Anti-malware vendor Webroot has bet the company on cloud.
In October of last year, the company stopped selling packaged software and moved to a software-as-a-service (SaaS) model. CEO Dick Williams says the switch improves the customer service model and takes the burden of managing updates off of the end user.
Will that approach help Webroot grow in the ultra-competitive software security market? As part of our ongoing IDG Enterprise CEO Interview Series, IDGE Chief Content Officer John Gallant spoke with Williams about cybercrime, the company's move to SaaS, expansion in the enterprise space, and more.
John Gallant: What is the unique positioning of Webroot in the security market? What makes Webroot different?
Dick Williams: We're taking all the work and hassle out of security, for individuals, for groups of individuals and larger groups of individuals. If you think about it, the security industry is really a lousy business. It's a miserable business in a lot of contexts, but mostly from the context of the actual users, the people who are supposed to be benefitting from it. The security industry is a big industry and yet what's the fastest growing industry in the world?
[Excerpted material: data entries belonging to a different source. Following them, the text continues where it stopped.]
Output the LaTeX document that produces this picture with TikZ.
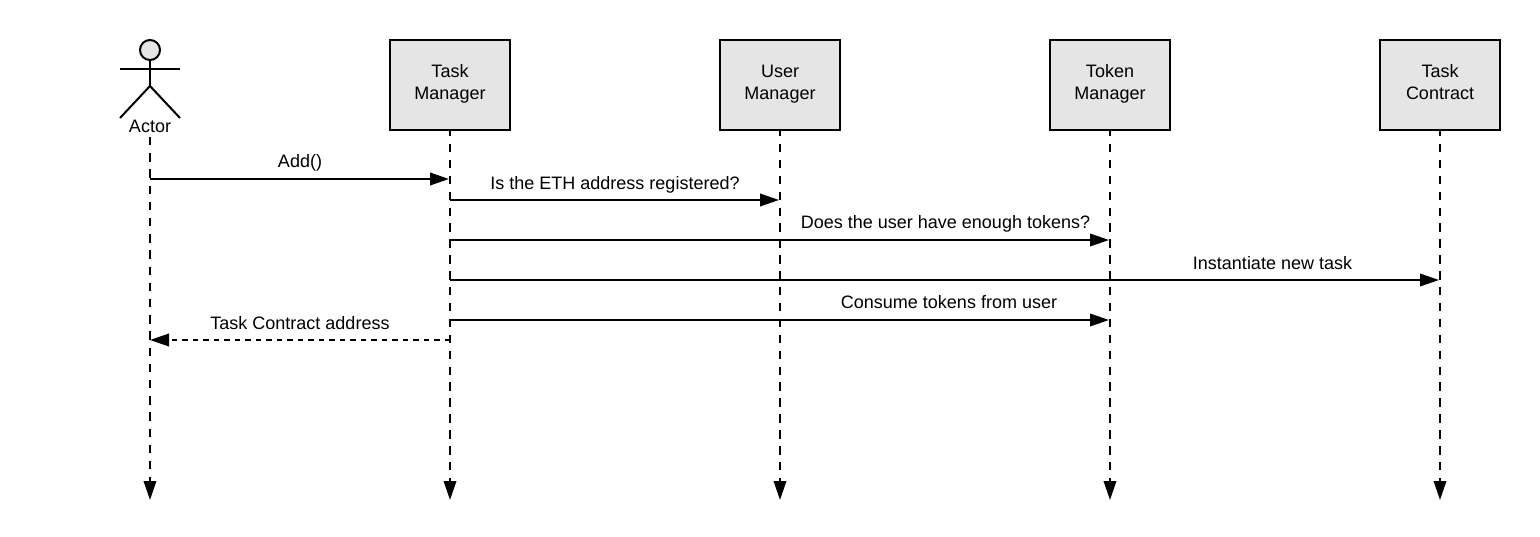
\documentclass[tikz,border=0pt]{standalone}
\usepackage{fontspec}
\setmainfont{Liberation Sans}
\usetikzlibrary{arrows.meta}

\tikzset{
    lifebox/.style={draw,line width=2pt,fill=black!10,minimum width=120pt,minimum height=90pt,inner sep=0pt,align=center,execute at end node={\rule[-6pt]{0pt}{6pt}}},
    lifeline/.style={line width=2pt,dash pattern=on 8.4pt off 7.5pt,dash phase=2.9pt,-{Triangle[length=19pt,width=12.5pt]}},
    call/.style={line width=2pt,shorten >=1pt,-{Triangle[length=19pt,width=12.5pt]}},
    reply/.style={line width=2pt,dash pattern=on 5.5pt off 5pt,-{Triangle[length=19pt,width=12.5pt]}},
    msg/.style={inner sep=0pt}
}

\begin{document}
\begin{tikzpicture}[x=1pt,y=-1pt,font=\fontsize{18}{22}\selectfont]
        \useasboundingbox (0,0) rectangle (1540,537);

        % Actor
        \node[circle,draw,line width=2pt,fill=black!10,minimum size=20pt,inner sep=0pt] (head) at (150,50) {};
        \coordinate (hip) at (150,86);
        \coordinate (armL) at (120,69);
        \coordinate (armR) at (180,69);
        \coordinate (legL) at (120,118);
        \coordinate (legR) at (180,118);
        \draw[line width=2pt] (head) -- (hip);
        \draw[line width=2pt] (armL) -- (armR);
        \draw[line width=2pt] (legL) -- (hip) -- (legR);
        \node[msg] (actor) at (150,126.5) {Actor};

        % Lifeline heads
        \node[lifebox] (taskM) at (450,85) {Task\\Manager};
        \node[lifebox] (userM) at (780,85) {User\\Manager};
        \node[lifebox] (tokenM) at (1110,85) {Token\\Manager};
        \node[lifebox] (taskC) at (1440,85) {Task\\Contract};

        % Lifelines
        \coordinate (actorTop) at (150,137);
        \coordinate (actorEnd) at (150,500);
        \draw[lifeline,dash pattern=on 8.4pt off 7.8pt,dash phase=0pt] (actorTop) -- (actorEnd);
        \foreach \who in {taskM,userM,tokenM,taskC} {
            \coordinate (\who End) at (\who.south |- 0,500);
            \draw[lifeline] (\who.south) -- (\who End);
        }

        % Calls
        \foreach \name/\a/\b/\y in {add/actor/taskM/179,eth/taskM/userM/200,tok/taskM/tokenM/240,inst/taskM/taskC/280,cons/taskM/tokenM/320} {
            \coordinate (\name S) at (\a End |- 0,\y);
            \coordinate (\name E) at (\b End |- 0,\y);
            \draw[call] (\name S) -- (\name E);
        }

        % Reply
        \coordinate (retS) at (taskMEnd |- 0,340);
        \coordinate (retE) at (actorEnd |- 0,340);
        \draw[reply] (retS) -- (retE);

        % Labels
        \node[msg] (addL) at (300,163) {Add()};
        \node[msg] (ethL) at (615,185) {Is the ETH address registered?};
        \node[msg] (tokL) at (945.5,224) {Does the user have enough tokens?};
        \node[msg] (instL) at (1272.5,263) {Instantiate new task};
        \node[msg] (consL) at (949,302.5) {Consume tokens from user};
        \node[msg] (retL) at (300,323) {Task Contract address};
    \end{tikzpicture}
\end{document}
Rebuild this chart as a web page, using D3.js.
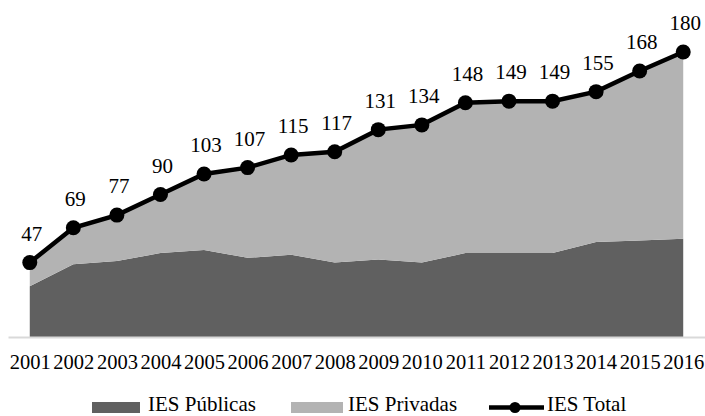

I assume it would be computer crime.
Cybercrime. It's actually the fastest growing industry in the world, and it's already larger than the security industry in total. And so there are more bad guys now than ever. There's more loss. There's more malicious activity going on. . So you step back from it and you say -- hey, wait a second, we're doing something wrong. The motivation now for a criminal to go online as opposed to stand in front of the bank is pretty significant, because the likelihood that they're going to be able to achieve their aims with a very low risk is very significant.